A recent PBS/TV documentary on the impact of parks on life in U.S. cities opened a page in my growing up in New York City. The documentary showed the importance which the natural world had on the lives of urban dwellers. City life, it said in a loud voice, cannot survive without providing the blessings of the green and open environment which the natural world provides.
The images of the parks which the urban planners set in motion within expanding American cities often put immigrant urban settlers in touch with the countryside of the lands they left behind. For young people being born into these cities the only touch of green they might see was in the parks which planners like Frederick Olmsted and Daniel Burnham envisioned and planned for New York City and Chicago. Having lived in both cities, my life has been touched by the inheritance they left us.
The New York old law five story tenement where I spent my first nine years was a closed-in experience. The earliest pictures I had of green space were trips with my mother to Central Park and Carl Schurz Park on the East River. My next ten years I lived in a railroad flat where 83rd Street between First and York Avenues was my improvised ball park. Our gang played four varieties of ball games with our “spaldeen” in the street and off the walls of Yorkville tenements. (You can listen to the tale of these games in chapter four of www.onthesidewalksofnewyork.com.) Our one venture away from 83rd Street was a trip to Carl Schurz Park to play stick ball in a long and open space set up for volley ball. Our Carl Schurz excursion ended dramatically when I ran into a pole set up for volley ball trying to catch a long fly ball. My friends hustled me to Misericordia Hospital on 86th Street and York Avenue where the doctor marveled, after stitching my forehead, that no glass from my shattered eyeglasses had entered my eye.

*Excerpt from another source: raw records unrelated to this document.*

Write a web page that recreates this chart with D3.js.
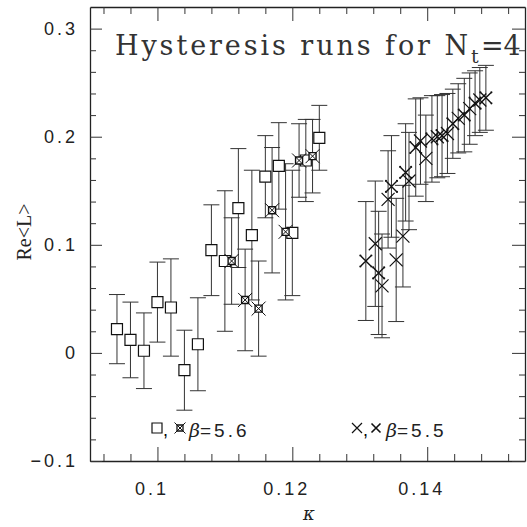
<!DOCTYPE html>
<html>
<head>
<meta charset="utf-8">
<script src="https://cdn.jsdelivr.net/npm/d3@7/dist/d3.min.js"></script>
<style>
body{margin:0;background:#fff}
svg{display:block}
.axis .domain{stroke:#222;stroke-width:1.3}
.axis line{stroke:#333;stroke-width:1}
.axis text{font-family:"Liberation Sans",sans-serif;font-size:18px;letter-spacing:3px;fill:#222}
</style>
</head>
<body>
<svg id="chart"></svg>
<script>
// beta=5.6, open squares
var sqKappa=[0.094,0.096,0.098,0.100,0.102,0.104,0.106,0.108,0.110,0.112,0.114,0.116,0.118,0.120,0.122,0.124]
var sqVal=[0.022,0.012,0.002,0.047,0.042,-0.016,0.008,0.095,0.085,0.134,0.109,0.163,0.173,0.111,0.178,0.199]
var sqErr=[0.032,0.035,0.035,0.037,0.045,0.037,0.043,0.042,0.065,0.055,0.060,0.038,0.040,0.058,0.038,0.030]

// beta=5.6, crossed squares
var csKappa=[0.111,0.113,0.115,0.117,0.119,0.121,0.123]
var csVal=[0.085,0.049,0.041,0.132,0.112,0.178,0.182]
var csErr=[0.040,0.047,0.044,0.058,0.063,0.034,0.034]

// beta=5.5, plain crosses
var xKappa=[0.1323,0.1333,0.1342,0.1354,0.1364,0.1373,0.1390,0.1398,0.1415,0.1430,0.1446,0.1463,0.1478]
var xVal=[0.101,0.062,0.142,0.086,0.108,0.159,0.196,0.180,0.200,0.203,0.217,0.226,0.234]
var xErr=[0.058,0.048,0.045,0.057,0.047,0.045,0.040,0.040,0.038,0.037,0.032,0.033,0.030]

// beta=5.5, dotted crosses
var dKappa=[0.1309,0.1328,0.1347,0.1368,0.1383,0.1407,0.1422,0.1438,0.1455,0.1471,0.1487]
var dVal=[0.085,0.074,0.154,0.167,0.190,0.198,0.201,0.212,0.220,0.231,0.236]
var dErr=[0.055,0.057,0.047,0.045,0.045,0.040,0.038,0.032,0.034,0.030,0.030]

var xMajor=[0.1,0.12,0.14]
var yMajor=[-0.1,0,0.1,0.2,0.3]

var width=527, height=527
var margins={top:7, bottom:66, left:90, right:2}

var svg=d3.select("#chart")
    .attr("width",width)
    .attr("height",height)

var x=d3.scaleLinear().domain([0.09,0.1545]).range([margins.left,width-margins.right])
var y=d3.scaleLinear().domain([-0.1,0.32]).range([height-margins.bottom,margins.top])

var xMinor=d3.range(0.092,0.1545,0.004).map(function(v){return +v.toFixed(3)})
    .filter(function(v){return xMajor.indexOf(v)<0})
var yMinor=d3.range(-0.08,0.32,0.02).map(function(v){return +v.toFixed(2)})
    .filter(function(v){return yMajor.indexOf(v)<0})

var fmt=function(d){
    if(d===0) return "0"
    return (d<0?"\u2212":"")+Math.abs(d)
}

// axes, ticks pointing inward on all four sides
var axisB=svg.append("g").attr("class","axis")
    .attr("transform","translate(0,"+y.range()[0]+")")
axisB.call(d3.axisBottom(x).tickValues(xMinor).tickSize(-7).tickSizeOuter(0).tickFormat(""))
axisB.append("g").call(d3.axisBottom(x).tickValues(xMajor).tickSize(-14).tickSizeOuter(0).tickPadding(21).tickFormat(fmt))
    .call(function(g){g.select(".domain").remove()})
    .selectAll("text").attr("dx","-6")

var axisT=svg.append("g").attr("class","axis")
    .attr("transform","translate(0,"+y.range()[1]+")")
axisT.call(d3.axisTop(x).tickValues(xMinor).tickSize(-7).tickSizeOuter(0).tickFormat(""))
axisT.append("g").call(d3.axisTop(x).tickValues(xMajor).tickSize(-14).tickSizeOuter(0).tickFormat(""))
    .call(function(g){g.select(".domain").remove()})

var axisL=svg.append("g").attr("class","axis")
    .attr("transform","translate("+x.range()[0]+",0)")
axisL.call(d3.axisLeft(y).tickValues(yMinor).tickSize(-6).tickSizeOuter(0).tickFormat(""))
axisL.append("g").call(d3.axisLeft(y).tickValues(yMajor).tickSize(-12).tickSizeOuter(0).tickPadding(12).tickFormat(fmt))
    .call(function(g){g.select(".domain").remove()})

var axisR=svg.append("g").attr("class","axis")
    .attr("transform","translate("+x.range()[1]+",0)")
axisR.call(d3.axisRight(y).tickValues(yMinor).tickSize(-6).tickSizeOuter(0).tickFormat(""))
axisR.append("g").call(d3.axisRight(y).tickValues(yMajor).tickSize(-13).tickSizeOuter(0).tickFormat(""))
    .call(function(g){g.select(".domain").remove()})

// build point tables
var zip=function(ks,vs,es){
    return ks.map(function(k,i){return {k:k,v:vs[i],e:es[i]}})
}
var squares=zip(sqKappa,sqVal,sqErr)
var crossSq=zip(csKappa,csVal,csErr)
var crosses=zip(xKappa,xVal,xErr)
var dotted=zip(dKappa,dVal,dErr)
var all=squares.concat(crossSq,crosses,dotted)

// error bars
var bars=svg.append("g").attr("stroke","#333").attr("stroke-width",1).attr("fill","none")
bars.selectAll("path")
    .data(all)
    .enter()
    .append("path")
    .attr("d",function(d){
        var px=x(d.k), y0=y(d.v-d.e), y1=y(d.v+d.e)
        return "M"+px+","+y0+"V"+y1+
            "M"+(px-8)+","+y1+"H"+(px+8)+
            "M"+(px-8)+","+y0+"H"+(px+8)
    })

// markers
var sqPath="M-5.5,-5.5H5.5V5.5H-5.5Z"
var csBox="M-3.5,-3.5H3.5V3.5H-3.5Z"
var csDiag="M-7,-7L7,7M-7,7L7,-7"
var xPath="M-6.5,-6.5L6.5,6.5M-6.5,6.5L6.5,-6.5"
var dxPath="M-5,-5L5,5M-5,5L5,-5"

var place=function(d){return "translate("+x(d.k)+","+y(d.v)+")"}

svg.append("g").selectAll("path")
    .data(squares)
    .enter()
    .append("path")
    .attr("transform",place)
    .attr("d",sqPath)
    .attr("fill","#fff")
    .attr("stroke","#111")
    .attr("stroke-width",1.2)

var cs=svg.append("g").selectAll("g")
    .data(crossSq)
    .enter()
    .append("g")
    .attr("transform",place)
cs.append("path").attr("d",csBox).attr("fill","#fff").attr("stroke","#111").attr("stroke-width",1.4)
cs.append("path").attr("d",csDiag).attr("stroke","#111").attr("stroke-width",1)

svg.append("g").selectAll("path")
    .data(crosses)
    .enter()
    .append("path")
    .attr("transform",place)
    .attr("d",xPath)
    .attr("stroke","#111")
    .attr("stroke-width",1.2)

var dx=svg.append("g").selectAll("g")
    .data(dotted)
    .enter()
    .append("g")
    .attr("transform",place)
dx.append("path").attr("d",dxPath).attr("stroke","#111").attr("stroke-width",1.4)
dx.selectAll("circle")
    .data([[-5.5,-5.5],[5.5,-5.5],[-5.5,5.5],[5.5,5.5]])
    .enter()
    .append("circle")
    .attr("cx",function(p){return p[0]})
    .attr("cy",function(p){return p[1]})
    .attr("r",1.1)
    .attr("fill","#111")

// title
var title=svg.append("text")
    .attr("y",55)
    .attr("font-family","DejaVu Serif, serif")
    .attr("font-size",27)
    .attr("fill","#333")
title.append("tspan").attr("x",115).attr("textLength",353).attr("lengthAdjust","spacing")
    .text("Hysteresis runs for N")
title.append("tspan").attr("x",471).attr("y",63).attr("font-size",19).text("t")
title.append("tspan").attr("x",481).attr("y",55).text("=4")

// axis labels
svg.append("text")
    .attr("x",309).attr("y",520)
    .attr("text-anchor","middle")
    .attr("font-family","DejaVu Serif, serif")
    .attr("font-style","italic")
    .attr("font-size",18)
    .attr("fill","#222")
    .text("\u03ba")

svg.append("text")
    .attr("transform","translate(31,232) rotate(-90)")
    .attr("text-anchor","middle")
    .attr("font-family","Liberation Serif, serif")
    .attr("font-size",20)
    .attr("fill","#222")
    .text("Re<L>")

// legend
var leg=svg.append("g")
leg.append("path").attr("transform","translate(157,428)").attr("d","M-5,-5H5V5H-5Z")
    .attr("fill","none").attr("stroke","#111").attr("stroke-width",1.2)
leg.append("text").attr("x",163).attr("y",436).attr("font-size",18).attr("font-family","Liberation Sans, sans-serif").text(",")
var lcs=leg.append("g").attr("transform","translate(180,428)")
lcs.append("path").attr("d","M-3,-3H3V3H-3Z").attr("fill","none").attr("stroke","#111").attr("stroke-width",1.3)
lcs.append("path").attr("d","M-5.5,-5.5L5.5,5.5M-5.5,5.5L5.5,-5.5").attr("stroke","#111").attr("stroke-width",1)
var t1=leg.append("text").attr("x",189).attr("y",437).attr("font-size",19).attr("fill","#222")
t1.append("tspan").attr("font-family","DejaVu Serif, serif").attr("font-style","italic").text("\u03b2")
t1.append("tspan").attr("font-family","Liberation Sans, sans-serif").attr("letter-spacing","3px").text("=5.6")

leg.append("path").attr("transform","translate(357,428)").attr("d","M-5,-5L5,5M-5,5L5,-5")
    .attr("stroke","#111").attr("stroke-width",1.2)
leg.append("text").attr("x",363).attr("y",436).attr("font-size",18).attr("font-family","Liberation Sans, sans-serif").text(",")
leg.append("path").attr("transform","translate(376,428)").attr("d","M-4.5,-4.5L4.5,4.5M-4.5,4.5L4.5,-4.5")
    .attr("stroke","#111").attr("stroke-width",1.6)
var t2=leg.append("text").attr("x",386).attr("y",437).attr("font-size",19).attr("fill","#222")
t2.append("tspan").attr("font-family","DejaVu Serif, serif").attr("font-style","italic").text("\u03b2")
t2.append("tspan").attr("font-family","Liberation Sans, sans-serif").attr("letter-spacing","3px").text("=5.5")
</script>
</body>
</html>
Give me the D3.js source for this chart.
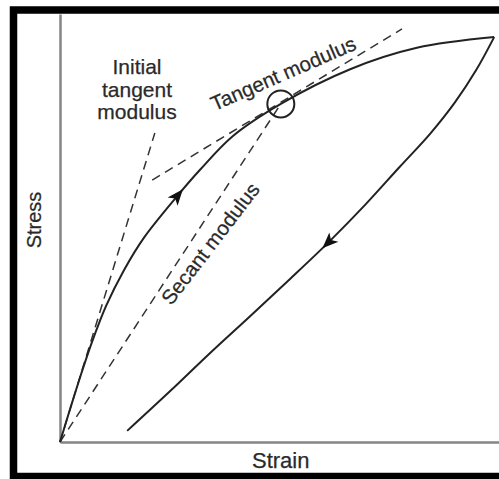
<!DOCTYPE html>
<meta charset="utf-8">
<html lang="en">
  <head>
    <style>
      body { margin: 0; background-color: #fff; }
      .axis .domain { stroke: #858585; stroke-width: 2.5px; }
      .curve { fill: none; stroke: #222; stroke-width: 2px; }
      .dashed { fill: none; stroke: #333; stroke-width: 1.5px; stroke-dasharray: 9,6; }
      .label { fill: #2a2a2a; stroke: #2a2a2a; stroke-width: 0.25px; font-family: "Liberation Sans", Arial, Helvetica, sans-serif; }
    </style>
  </head>
  <body>
    <script src="https://cdn.jsdelivr.net/npm/d3@7"></script>
    <svg></svg>
    <script>

      // loading branch (origin -> peak)
      var loadStrain = [0, 2.3, 4.6, 7.3, 10.5, 14.6, 19.1, 26.9, 31.9, 39.4, 50.3, 66.1, 81.3, 98.9];
      var loadStress = [0, 7.7, 15.2, 23.4, 31.8, 40.2, 47.7, 57.7, 63.6, 71.5, 79.0, 87.1, 92.1, 94.6];

      // unloading branch (peak -> residual strain)
      var unloadStrain = [98.9, 94.8, 90.0, 84.3, 77.4, 69.5, 61.5, 52.4, 43.3, 34.2, 25.1, 15.3];
      var unloadStress = [94.6, 86.9, 79.4, 72.0, 64.3, 55.4, 47.0, 38.1, 29.4, 20.8, 11.9, 2.6];

      // construction lines
      var initialTangentStrain = [0, 21.6];
      var initialTangentStress = [0, 72.2];
      var tangentStrain = [21.0, 77.9];
      var tangentStress = [61.2, 96.5];
      var tangentPoint = [50.3, 79.0];
      var secantStrain = [0, tangentPoint[0]];
      var secantStress = [0, tangentPoint[1]];

      // direction arrows (where the head tip sits)
      var loadArrow = [28.0, 59.1];
      var unloadArrow = [59.7, 45.3];

      var width = 499, height = 479;

      var svg = d3.select("svg")
        .attr("width", width)
        .attr("height", height);

      var x = d3.scaleLinear().domain([0, 100]).range([60, 499]);
      var y = d3.scaleLinear().domain([0, 100]).range([442, 14]);

      function pts(xs, ys) {
        return xs.map(function(d, i) { return [d, ys[i]]; });
      }

      var line = d3.line()
        .x(function(d) { return x(d[0]); })
        .y(function(d) { return y(d[1]); })
        .curve(d3.curveCatmullRom.alpha(0.5));

      var straight = d3.line()
        .x(function(d) { return x(d[0]); })
        .y(function(d) { return y(d[1]); });

      // frame
      svg.append("rect")
        .attr("x", 13.5).attr("y", 10)
        .attr("width", 600).attr("height", 466.5)
        .attr("fill", "none")
        .attr("stroke", "#000")
        .attr("stroke-width", 7.5);

      // axes, no ticks
      svg.append("g").attr("class", "axis")
        .attr("transform", "translate(0," + y(0) + ")")
        .call(d3.axisBottom(x).tickValues([]).tickSizeOuter(0));
      svg.append("g").attr("class", "axis")
        .attr("transform", "translate(" + x(0) + ",0)")
        .call(d3.axisLeft(y).tickValues([]).tickSizeOuter(0));

      // dashed construction lines
      [[initialTangentStrain, initialTangentStress],
       [tangentStrain, tangentStress],
       [secantStrain, secantStress]].forEach(function(l) {
        svg.append("path").attr("class", "dashed").attr("d", straight(pts(l[0], l[1])));
      });

      var loadPath = svg.append("path").attr("class", "curve")
        .attr("d", line(pts(loadStrain, loadStress)));
      var unloadPath = svg.append("path").attr("class", "curve")
        .attr("d", line(pts(unloadStrain, unloadStress)));

      svg.append("circle")
        .attr("cx", x(tangentPoint[0]))
        .attr("cy", y(tangentPoint[1]))
        .attr("r", 13.5)
        .attr("fill", "none")
        .attr("stroke", "#222")
        .attr("stroke-width", 2);

      function arrowOn(path, target) {
        var node = path.node(), total = node.getTotalLength();
        var tx = x(target[0]), ty = y(target[1]);
        var best = 0, bestD = Infinity;
        for (var l = 0; l <= total; l += 0.5) {
          var p = node.getPointAtLength(l);
          var dd = (p.x - tx) * (p.x - tx) + (p.y - ty) * (p.y - ty);
          if (dd < bestD) { bestD = dd; best = l; }
        }
        var p1 = node.getPointAtLength(best), p0 = node.getPointAtLength(Math.max(0, best - 4));
        var ang = Math.atan2(p1.y - p0.y, p1.x - p0.x) * 180 / Math.PI;
        svg.append("path")
          .attr("d", "M0,0L-16,-6.5L-12,0L-16,6.5Z")
          .attr("fill", "#111")
          .attr("transform", "translate(" + p1.x + "," + p1.y + ") rotate(" + ang + ")");
      }
      arrowOn(loadPath, loadArrow);
      arrowOn(unloadPath, unloadArrow);

      // labels
      var init = svg.append("text").attr("class", "label")
        .attr("text-anchor", "middle").style("font-size", "21px");
      ["Initial", "tangent", "modulus"].forEach(function(t, i) {
        init.append("tspan").attr("x", 137).attr("y", 74 + i * 22.5).text(t);
      });

      svg.append("text").attr("class", "label")
        .attr("text-anchor", "middle").style("font-size", "20.5px")
        .attr("transform", "translate(286,80) rotate(-23.5)")
        .text("Tangent modulus");

      svg.append("text").attr("class", "label")
        .attr("text-anchor", "middle").style("font-size", "20.5px")
        .attr("transform", "translate(216,248) rotate(-52.5)")
        .text("Secant modulus");

      svg.append("text").attr("class", "label")
        .attr("text-anchor", "middle").style("font-size", "20px")
        .attr("transform", "translate(41,220) rotate(-90)")
        .text("Stress");

      svg.append("text").attr("class", "label")
        .attr("x", 252).attr("y", 468).style("font-size", "22px")
        .text("Strain");

    </script>
  </body>
</html>
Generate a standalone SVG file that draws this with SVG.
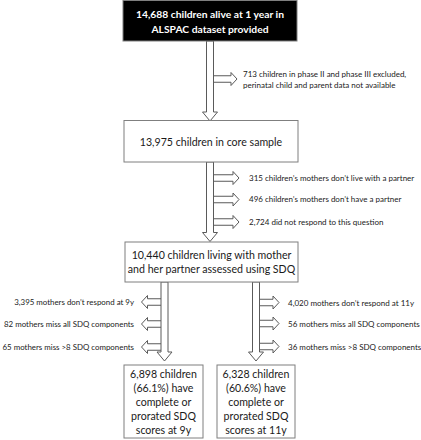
<svg xmlns="http://www.w3.org/2000/svg" width="421" height="440" viewBox="0 0 421 440">
<style>
.box{fill:#fff;stroke:#7f7f7f;stroke-width:1}
.dark{fill:#000;stroke:#7f7f7f;stroke-width:1}
.arr{fill:#fff;stroke:#5a5a5a;stroke-width:1;stroke-linejoin:miter}
.t{font-family:Lato,"Open Sans",sans-serif;font-size:10.6px;fill:#1a1a1a;text-anchor:middle}
.tw{font-family:Lato,"Open Sans",sans-serif;font-size:10.3px;font-weight:bold;fill:#fff;text-anchor:middle}
.s{font-family:Lato,"Open Sans",sans-serif;font-size:8px;fill:#1a1a1a}
.sr{font-family:Lato,"Open Sans",sans-serif;font-size:7.9px;fill:#1a1a1a;text-anchor:end}
</style>
<rect width="421" height="440" fill="#fff"/>
<g id="connectors">
  <path class="arr" d="M210 75.75H231V72.5L237 79L231 85.5V82.25H210Z"/>
  <path class="arr" d="M206.5 41V112H202.5L210 121L217.5 112H213.5V41Z"/>
  <path class="arr" d="M210 174.75H233V171.5L239 178L233 184.5V181.25H210Z"/>
  <path class="arr" d="M210 196.25H233V193L239 199.5L233 206V202.75H210Z"/>
  <path class="arr" d="M210 218.75H233V215.5L239 222L233 228.5V225.25H210Z"/>
  <path class="arr" d="M206.5 162V232.5H202.5L210 241.5L217.5 232.5H213.5V162Z"/>
  <path class="arr" d="M164.5 298.75H147.5V295.5L141.5 302L147.5 308.5V305.25H164.5Z"/>
  <path class="arr" d="M164.5 320.75H147.5V317.5L141.5 324L147.5 330.5V327.25H164.5Z"/>
  <path class="arr" d="M164.5 343.75H147.5V340.5L141.5 347L147.5 353.5V350.25H164.5Z"/>
  <path class="arr" d="M161 282V352H157L164.5 361L172 352H168V282Z"/>
  <path class="arr" d="M256 299.25H273V296L279 302.5L273 309V305.75H256Z"/>
  <path class="arr" d="M256 320.25H273V317L279 323.5L273 330V326.75H256Z"/>
  <path class="arr" d="M256 343.25H273V340L279 346.5L273 353V349.75H256Z"/>
  <path class="arr" d="M252.5 282V352H248.5L256 361L263.5 352H259.5V282Z"/>
</g>
<g id="n1">
  <rect class="dark" x="123" y="0.5" width="174" height="40.5"/>
  <text class="tw" x="210" y="18">14,688 children alive at 1 year in</text>
  <text class="tw" x="210" y="33">ALSPAC dataset provided</text>
</g>
<g id="n1x">
  <text class="s" x="243" y="77">713 children in phase II and phase III excluded,</text>
  <text class="s" x="243" y="88">perinatal child and parent data not available</text>
</g>
<g id="n2">
  <rect class="box" x="124" y="120.5" width="174" height="41.5"/>
  <text class="t" x="211" y="145.5">13,975 children in core sample</text>
</g>
<g id="n2x">
  <text class="s" x="249" y="180.5">315 children’s mothers don’t live with a partner</text>
  <text class="s" x="249" y="202">496 children’s mothers don’t have a partner</text>
  <text class="s" x="249" y="224.5">2,724 did not respond to this question</text>
</g>
<g id="n3">
  <rect class="box" x="125" y="242" width="173" height="40"/>
  <text class="t" x="211.5" y="258.5">10,440 children living with mother</text>
  <text class="t" x="211.5" y="273">and her partner assessed using SDQ</text>
</g>
<g id="n3l">
  <text class="sr" x="134" y="305">3,395 mothers don’t respond at 9y</text>
  <text class="sr" x="134" y="327">82 mothers miss all SDQ components</text>
  <text class="sr" x="134" y="350">65 mothers miss &gt;8 SDQ components</text>
</g>
<g id="n3r">
  <text class="s" x="288" y="305.5">4,020 mothers don’t respond at 11y</text>
  <text class="s" x="288" y="326.5">56 mothers miss all SDQ components</text>
  <text class="s" x="288" y="349.5">36 mothers miss &gt;8 SDQ components</text>
</g>
<g id="n4">
  <rect class="box" x="124" y="365" width="79" height="73"/>
  <text class="t" x="163.5" y="377.5">6,898 children</text>
  <text class="t" x="163.5" y="391.5">(66.1%) have</text>
  <text class="t" x="163.5" y="405.5">complete or</text>
  <text class="t" x="163.5" y="419.5">prorated SDQ</text>
  <text class="t" x="163.5" y="433.5">scores at 9y</text>
</g>
<g id="n5">
  <rect class="box" x="217" y="365" width="78" height="73"/>
  <text class="t" x="256" y="377.5">6,328 children</text>
  <text class="t" x="256" y="391.5">(60.6%) have</text>
  <text class="t" x="256" y="405.5">complete or</text>
  <text class="t" x="256" y="419.5">prorated SDQ</text>
  <text class="t" x="256" y="433.5">scores at 11y</text>
</g>
</svg>
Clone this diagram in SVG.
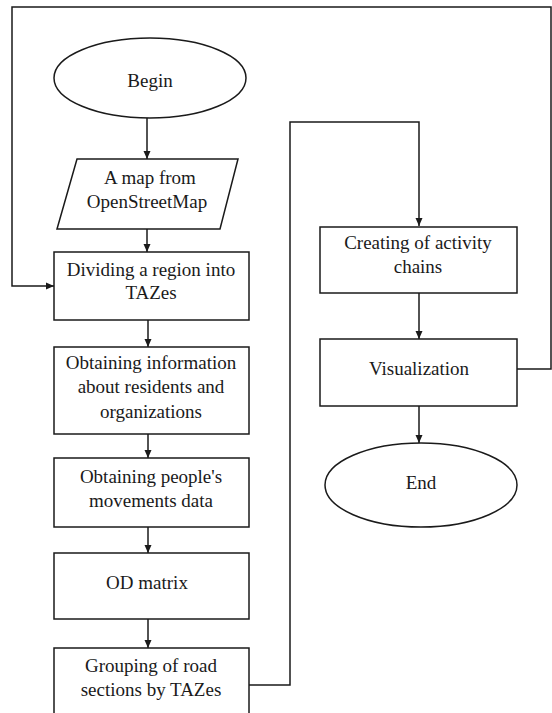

My other park venture was the journey five high school mates made from Yorkville on the East Side to the High School of Commerce on the West Side through Central Park. We entered the Park every morning at 79th Street on the East Side and exited at the Tavern on the Green on West Central Park. The five of us made this round trip every school day morning for three years, even in the snows of New York. We only took the cross town bus to high school in torrential rains. The journey through Central Park was our touch with the epic work of Frederick Olmsted who had brought green life to Manhattan.
One New York park experience which came late in life was a return trip to Manhattan with two friends from my Yorkville days. Now in our eighties, we agreed to journey to New York with our wives to visit our old haunts. We returned in the Fall of 2009 and found lodging at The Leo House on West 23rd Street, a former 19th century convent of a German Roman Catholic women’s order which now was a Hotel and Guesthouse.
The Leo House was conveniently located for our jaunts around New York and back to our old Yorkville neighborhood. The location of the House was a short walk to 11th Avenue where we discovered the rehabilitation of the High Line. The work on the High Line was a plan to turn a 1934 built elevated line into a 21st century urban park. For strong urban environmentalists, we were encouraged to witness the conversion of a 20th century remnant of city transportation into an imaginative pedestrian experiment. The exceptional urban renewal character of the High Line was in its grass roots origins. A community based group, Friends of the High Line, were the initiators and promoters in carrying out a campaign to save the 11th Avenue elevated line from destruction to see to its resurrection into a pedestrian friendly and attractive example of the new urban spirit. The three old New Yorkers left their city inspired to the urban park experience in a 21st century version.